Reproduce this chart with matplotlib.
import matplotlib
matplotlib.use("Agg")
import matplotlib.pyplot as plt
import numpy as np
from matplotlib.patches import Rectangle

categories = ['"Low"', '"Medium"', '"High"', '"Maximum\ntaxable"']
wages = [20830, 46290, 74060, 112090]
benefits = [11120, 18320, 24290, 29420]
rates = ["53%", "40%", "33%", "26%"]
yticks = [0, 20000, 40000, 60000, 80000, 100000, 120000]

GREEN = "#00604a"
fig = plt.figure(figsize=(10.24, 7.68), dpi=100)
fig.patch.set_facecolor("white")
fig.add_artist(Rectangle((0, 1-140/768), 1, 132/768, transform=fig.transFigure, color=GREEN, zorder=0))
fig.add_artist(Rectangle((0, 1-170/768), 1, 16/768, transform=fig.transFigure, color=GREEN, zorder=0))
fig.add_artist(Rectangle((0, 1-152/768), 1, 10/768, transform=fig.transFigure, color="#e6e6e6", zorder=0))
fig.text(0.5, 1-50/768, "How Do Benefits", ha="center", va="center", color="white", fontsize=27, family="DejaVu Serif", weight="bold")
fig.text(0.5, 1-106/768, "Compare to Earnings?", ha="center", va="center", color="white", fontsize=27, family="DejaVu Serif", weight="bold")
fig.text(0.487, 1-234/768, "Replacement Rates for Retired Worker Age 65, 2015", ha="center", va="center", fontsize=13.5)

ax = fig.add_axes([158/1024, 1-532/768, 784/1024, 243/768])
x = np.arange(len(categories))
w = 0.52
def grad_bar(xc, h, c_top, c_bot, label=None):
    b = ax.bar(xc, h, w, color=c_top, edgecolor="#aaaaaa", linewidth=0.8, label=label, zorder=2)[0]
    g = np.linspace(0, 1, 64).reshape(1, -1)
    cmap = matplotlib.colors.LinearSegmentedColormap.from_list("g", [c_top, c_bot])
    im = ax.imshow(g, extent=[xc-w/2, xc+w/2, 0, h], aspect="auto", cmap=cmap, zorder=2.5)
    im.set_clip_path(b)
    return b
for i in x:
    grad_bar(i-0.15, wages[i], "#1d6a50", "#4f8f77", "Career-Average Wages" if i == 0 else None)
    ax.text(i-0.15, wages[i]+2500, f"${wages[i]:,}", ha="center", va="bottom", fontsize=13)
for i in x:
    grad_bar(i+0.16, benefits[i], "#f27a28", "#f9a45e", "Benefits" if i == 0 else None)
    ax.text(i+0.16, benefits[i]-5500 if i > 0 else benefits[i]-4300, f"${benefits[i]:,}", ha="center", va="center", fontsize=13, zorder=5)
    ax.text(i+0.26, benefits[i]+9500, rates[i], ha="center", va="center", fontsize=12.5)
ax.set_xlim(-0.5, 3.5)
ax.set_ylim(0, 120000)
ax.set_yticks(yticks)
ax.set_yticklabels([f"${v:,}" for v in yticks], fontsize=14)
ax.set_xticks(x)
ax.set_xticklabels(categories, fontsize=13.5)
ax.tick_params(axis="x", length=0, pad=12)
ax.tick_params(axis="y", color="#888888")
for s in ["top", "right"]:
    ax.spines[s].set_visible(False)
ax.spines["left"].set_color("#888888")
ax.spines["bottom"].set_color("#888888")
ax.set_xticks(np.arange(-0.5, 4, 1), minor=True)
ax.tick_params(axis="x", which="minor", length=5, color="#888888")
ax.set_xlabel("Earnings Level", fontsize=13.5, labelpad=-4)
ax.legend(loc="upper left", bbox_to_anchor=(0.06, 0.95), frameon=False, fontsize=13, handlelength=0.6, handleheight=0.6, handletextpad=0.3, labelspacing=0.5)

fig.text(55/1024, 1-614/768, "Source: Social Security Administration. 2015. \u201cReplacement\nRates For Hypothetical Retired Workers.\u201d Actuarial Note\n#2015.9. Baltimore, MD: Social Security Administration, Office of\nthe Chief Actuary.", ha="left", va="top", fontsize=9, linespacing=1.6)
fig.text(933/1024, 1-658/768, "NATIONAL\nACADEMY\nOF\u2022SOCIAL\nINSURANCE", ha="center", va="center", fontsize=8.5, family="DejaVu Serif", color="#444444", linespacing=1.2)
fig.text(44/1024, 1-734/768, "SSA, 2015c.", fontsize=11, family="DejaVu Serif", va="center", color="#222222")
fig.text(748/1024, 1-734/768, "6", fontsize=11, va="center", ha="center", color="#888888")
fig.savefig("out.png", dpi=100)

What is required: Quote the listing above from its first line to the line with "yticks = [0, 20000, 40000, 60000, 80000, 100000, 120000]", inclusive, and add nothing.

Worked answer:
Reproduce this chart with matplotlib.
import matplotlib
matplotlib.use("Agg")
import matplotlib.pyplot as plt
import numpy as np
from matplotlib.patches import Rectangle

categories = ['"Low"', '"Medium"', '"High"', '"Maximum\ntaxable"']
wages = [20830, 46290, 74060, 112090]
benefits = [11120, 18320, 24290, 29420]
rates = ["53%", "40%", "33%", "26%"]
yticks = [0, 20000, 40000, 60000, 80000, 100000, 120000]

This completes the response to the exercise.